**What to work on:** Return verbatim everything from the first line through the line that contains "y_ticks = [0, -1, -2, -3, -4, -5]", and stop there.
####################
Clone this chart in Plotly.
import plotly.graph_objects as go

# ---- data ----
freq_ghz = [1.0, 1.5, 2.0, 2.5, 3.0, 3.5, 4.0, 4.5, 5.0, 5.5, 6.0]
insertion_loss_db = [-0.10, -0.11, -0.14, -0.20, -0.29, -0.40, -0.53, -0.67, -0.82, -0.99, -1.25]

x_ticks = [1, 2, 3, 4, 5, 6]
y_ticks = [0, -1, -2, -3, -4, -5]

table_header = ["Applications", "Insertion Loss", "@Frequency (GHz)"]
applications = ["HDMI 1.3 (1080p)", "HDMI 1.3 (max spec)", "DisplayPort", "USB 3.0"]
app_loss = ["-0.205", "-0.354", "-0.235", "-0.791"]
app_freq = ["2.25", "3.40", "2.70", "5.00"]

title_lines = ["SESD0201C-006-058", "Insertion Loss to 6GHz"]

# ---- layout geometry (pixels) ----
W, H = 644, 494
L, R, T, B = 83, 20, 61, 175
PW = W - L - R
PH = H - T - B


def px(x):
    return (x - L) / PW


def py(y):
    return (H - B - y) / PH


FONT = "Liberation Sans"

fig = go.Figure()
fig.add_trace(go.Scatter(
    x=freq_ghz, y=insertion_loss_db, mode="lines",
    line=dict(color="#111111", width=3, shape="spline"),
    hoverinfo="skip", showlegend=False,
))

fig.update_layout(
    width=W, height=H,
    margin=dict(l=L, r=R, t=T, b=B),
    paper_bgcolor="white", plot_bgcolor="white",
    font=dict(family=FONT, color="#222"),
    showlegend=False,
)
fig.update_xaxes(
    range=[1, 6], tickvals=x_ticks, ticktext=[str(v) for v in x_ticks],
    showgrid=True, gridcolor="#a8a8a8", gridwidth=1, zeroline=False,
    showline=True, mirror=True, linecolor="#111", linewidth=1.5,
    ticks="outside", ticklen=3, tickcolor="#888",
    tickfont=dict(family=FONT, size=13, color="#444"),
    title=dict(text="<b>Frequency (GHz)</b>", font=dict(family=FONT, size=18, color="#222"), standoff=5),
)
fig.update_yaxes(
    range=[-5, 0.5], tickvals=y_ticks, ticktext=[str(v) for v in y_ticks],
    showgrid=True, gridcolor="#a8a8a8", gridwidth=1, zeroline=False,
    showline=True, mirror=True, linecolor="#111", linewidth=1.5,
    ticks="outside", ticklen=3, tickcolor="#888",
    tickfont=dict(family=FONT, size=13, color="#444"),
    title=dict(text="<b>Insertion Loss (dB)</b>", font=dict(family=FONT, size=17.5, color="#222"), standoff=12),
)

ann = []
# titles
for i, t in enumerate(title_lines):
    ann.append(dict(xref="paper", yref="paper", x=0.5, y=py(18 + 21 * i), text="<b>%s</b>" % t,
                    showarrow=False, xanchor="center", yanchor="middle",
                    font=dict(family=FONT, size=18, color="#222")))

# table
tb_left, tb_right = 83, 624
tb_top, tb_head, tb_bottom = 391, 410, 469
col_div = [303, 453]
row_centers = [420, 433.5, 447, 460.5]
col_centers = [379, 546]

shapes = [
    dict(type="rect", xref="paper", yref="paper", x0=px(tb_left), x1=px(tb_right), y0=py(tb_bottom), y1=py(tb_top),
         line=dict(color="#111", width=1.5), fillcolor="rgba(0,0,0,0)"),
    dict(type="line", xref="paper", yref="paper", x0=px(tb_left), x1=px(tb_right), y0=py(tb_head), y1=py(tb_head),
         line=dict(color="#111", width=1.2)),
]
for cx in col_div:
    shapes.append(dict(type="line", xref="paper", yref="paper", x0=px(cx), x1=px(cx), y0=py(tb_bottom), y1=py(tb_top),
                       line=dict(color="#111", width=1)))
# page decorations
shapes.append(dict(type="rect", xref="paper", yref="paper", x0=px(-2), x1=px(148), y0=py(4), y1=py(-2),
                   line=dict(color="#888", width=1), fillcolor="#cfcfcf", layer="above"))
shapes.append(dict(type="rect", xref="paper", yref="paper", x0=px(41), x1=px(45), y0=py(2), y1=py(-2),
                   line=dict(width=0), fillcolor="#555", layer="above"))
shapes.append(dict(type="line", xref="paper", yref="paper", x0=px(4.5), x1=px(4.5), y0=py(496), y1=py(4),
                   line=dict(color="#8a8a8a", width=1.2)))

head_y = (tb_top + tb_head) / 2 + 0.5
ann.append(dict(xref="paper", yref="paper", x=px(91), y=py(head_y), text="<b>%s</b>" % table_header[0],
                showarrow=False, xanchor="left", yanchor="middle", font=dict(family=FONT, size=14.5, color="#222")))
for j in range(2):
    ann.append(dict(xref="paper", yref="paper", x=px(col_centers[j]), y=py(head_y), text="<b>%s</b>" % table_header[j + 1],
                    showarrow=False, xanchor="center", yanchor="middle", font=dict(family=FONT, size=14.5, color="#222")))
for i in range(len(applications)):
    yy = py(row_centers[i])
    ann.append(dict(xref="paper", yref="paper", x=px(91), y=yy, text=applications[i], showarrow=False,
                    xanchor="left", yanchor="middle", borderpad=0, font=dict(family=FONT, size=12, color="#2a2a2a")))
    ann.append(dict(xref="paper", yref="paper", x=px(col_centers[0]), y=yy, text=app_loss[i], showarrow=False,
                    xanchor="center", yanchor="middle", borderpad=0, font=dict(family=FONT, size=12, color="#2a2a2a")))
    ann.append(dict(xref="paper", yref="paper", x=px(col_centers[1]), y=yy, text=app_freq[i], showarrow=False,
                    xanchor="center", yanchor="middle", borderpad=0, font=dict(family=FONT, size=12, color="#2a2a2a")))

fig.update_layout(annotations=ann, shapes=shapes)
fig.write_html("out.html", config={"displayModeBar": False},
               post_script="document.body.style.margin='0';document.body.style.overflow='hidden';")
####################
**Solution to this exercise:**
Clone this chart in Plotly.
import plotly.graph_objects as go

# ---- data ----
freq_ghz = [1.0, 1.5, 2.0, 2.5, 3.0, 3.5, 4.0, 4.5, 5.0, 5.5, 6.0]
insertion_loss_db = [-0.10, -0.11, -0.14, -0.20, -0.29, -0.40, -0.53, -0.67, -0.82, -0.99, -1.25]

x_ticks = [1, 2, 3, 4, 5, 6]
y_ticks = [0, -1, -2, -3, -4, -5]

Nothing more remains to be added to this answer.